If the data does not exist in the cache or is obviously bad, most servers are configured to fetch the data from the primary database and store it in the cache. However, if the data has merely not been updated, there is no easy way to find out without defeating the point of caching.

Two solutions I have floating in my head are to update your cache every time the database is updated and to refresh from the primary database periodically. However, refreshing data regularly only means your stale data will eventually stop being stale and does not give you fresh data all the time. The first method, updating your cache every time your database is updated, can easily become very complex. If you cache aggressively and the data is used in many places, you would need to remember everywhere the data is used and then rebuild the data in those places. Wikipedia has a page on cache invalidation and there are several algorithms that have been developed for this. The best choice depends on your system and what is important to you. Also, some systems are fine with slight variance in data. Whether my Twitter followers count is 860 or 866 matters very little. However, if your system has to do with (sending and receiving) money, you might be more concerned about having the most recent data.

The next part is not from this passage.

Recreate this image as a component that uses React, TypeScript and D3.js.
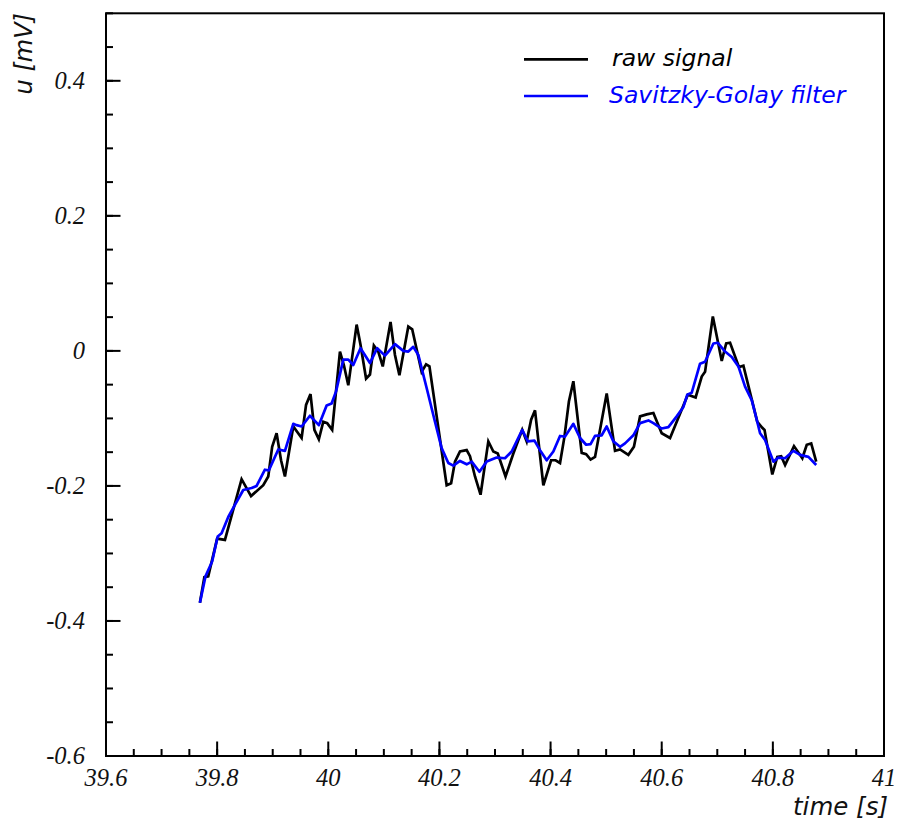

Artur Ejsmont, in Web Scalability for Startup Engineers, mentions partial caching (this is what I’m choosing to call what he described). You could cache data that will be expensive to fetch/unlikely to change frequently and then fetch sensitive data from your standard database every time you need it. In some instances, this could be a solution to cache invalidation problems. In our candy analogy, you would simply store only the kinds of candy that are likely to last, while running to the store for easily-spoilt candy when you need it.